From the first line of the data down to and including the line with "import plotly.graph_objects as go", copy everything exactly, leaving out pictures.

========================================================================

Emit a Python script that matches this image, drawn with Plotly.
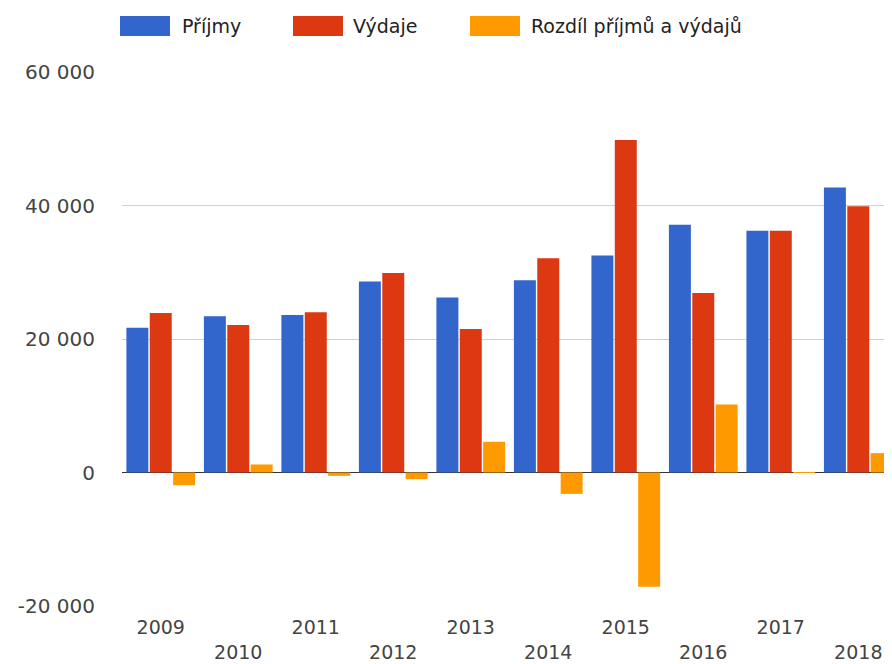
import plotly.graph_objects as go

years = ["2009", "2010", "2011", "2012", "2013", "2014", "2015", "2016", "2017", "2018"]
tick_labels = ["2009", "<br>2010", "2011", "<br>2012", "2013", "<br>2014", "2015", "<br>2016", "2017", "<br>2018"]
prijmy = [21700, 23400, 23600, 28600, 26200, 28800, 32500, 37100, 36200, 42700]
vydaje = [23900, 22100, 24000, 29900, 21500, 32100, 49800, 26900, 36200, 39900]
rozdil = [-1900, 1200, -500, -1000, 4600, -3200, -17100, 10200, 30, 2900]
y_ticks = [-20000, 0, 20000, 40000, 60000]
y_tick_labels = ["-20 000", "0", "20 000", "40 000", "60 000"]

series_names = ["Příjmy", "Výdaje", "Rozdíl příjmů a výdajů"]
series_colors = ["#3366cc", "#dc3912", "#ff9900"]

font = "DejaVu Sans, Liberation Sans, Arial, sans-serif"
# the page body adds an 8px offset, so the figure is 8px smaller on each axis
OFF = 8
W, H = 892 - OFF, 664 - OFF
ML, MR, MT, MB = 122 - OFF, 0, 72 - OFF, 58
pw, ph = W - ML - MR, H - MT - MB

def px2x(px):
    return (px - OFF - ML) / pw

def py2y(py):
    return (H - MB - (py - OFF)) / ph

fig = go.Figure()
for name, vals, col in zip(series_names, [prijmy, vydaje, rozdil], series_colors):
    fig.add_trace(go.Bar(x=years, y=vals, name=name, marker_color=col,
                         marker_line_width=0, showlegend=False))

# custom legend (large swatches like the reference)
legend_swatch_left = [120, 293, 470]
legend_text_left = [180, 351, 529]
shapes, annots = [], []
for name, col, sx, tx in zip(series_names, series_colors, legend_swatch_left, legend_text_left):
    shapes.append(dict(type="rect", xref="paper", yref="paper",
                       x0=px2x(sx), x1=px2x(sx + 50), y0=py2y(36), y1=py2y(16),
                       fillcolor=col, line=dict(width=0)))
    annots.append(dict(xref="paper", yref="paper", x=px2x(tx), y=py2y(26),
                       xanchor="left", yanchor="middle", text=name, showarrow=False,
                       font=dict(family=font, size=19, color="#222222")))

fig.update_layout(
    width=W, height=H,
    margin=dict(l=ML, r=MR, t=MT, b=MB, autoexpand=False),
    paper_bgcolor="white", plot_bgcolor="white",
    barmode="group", bargap=0.095, bargroupgap=0.06,
    font=dict(family=font, size=19, color="#444444"),
    showlegend=False,
    shapes=shapes, annotations=annots,
    xaxis=dict(type="category", range=[-0.5, 9.435], tickmode="array",
               tickvals=years, ticktext=tick_labels, showgrid=False, showline=False,
               ticks="", automargin=False, ticklabelstandoff=8,
               tickfont=dict(family=font, size=19, color="#444444")),
    yaxis=dict(range=[-20000, 60000], tickmode="array", tickvals=y_ticks,
               ticktext=y_tick_labels,
               showgrid=True, gridcolor="#d0d0d0", gridwidth=1,
               zeroline=True, zerolinecolor="#333333", zerolinewidth=1,
               showline=False, ticks="", ticklabelstandoff=26, automargin=False,
               tickfont=dict(family=font, size=20, color="#444444")),
)

fig.write_html("out.html")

========================================================================

**REPLY**
Emit a Python script that matches this image, drawn with Plotly.
import plotly.graph_objects as go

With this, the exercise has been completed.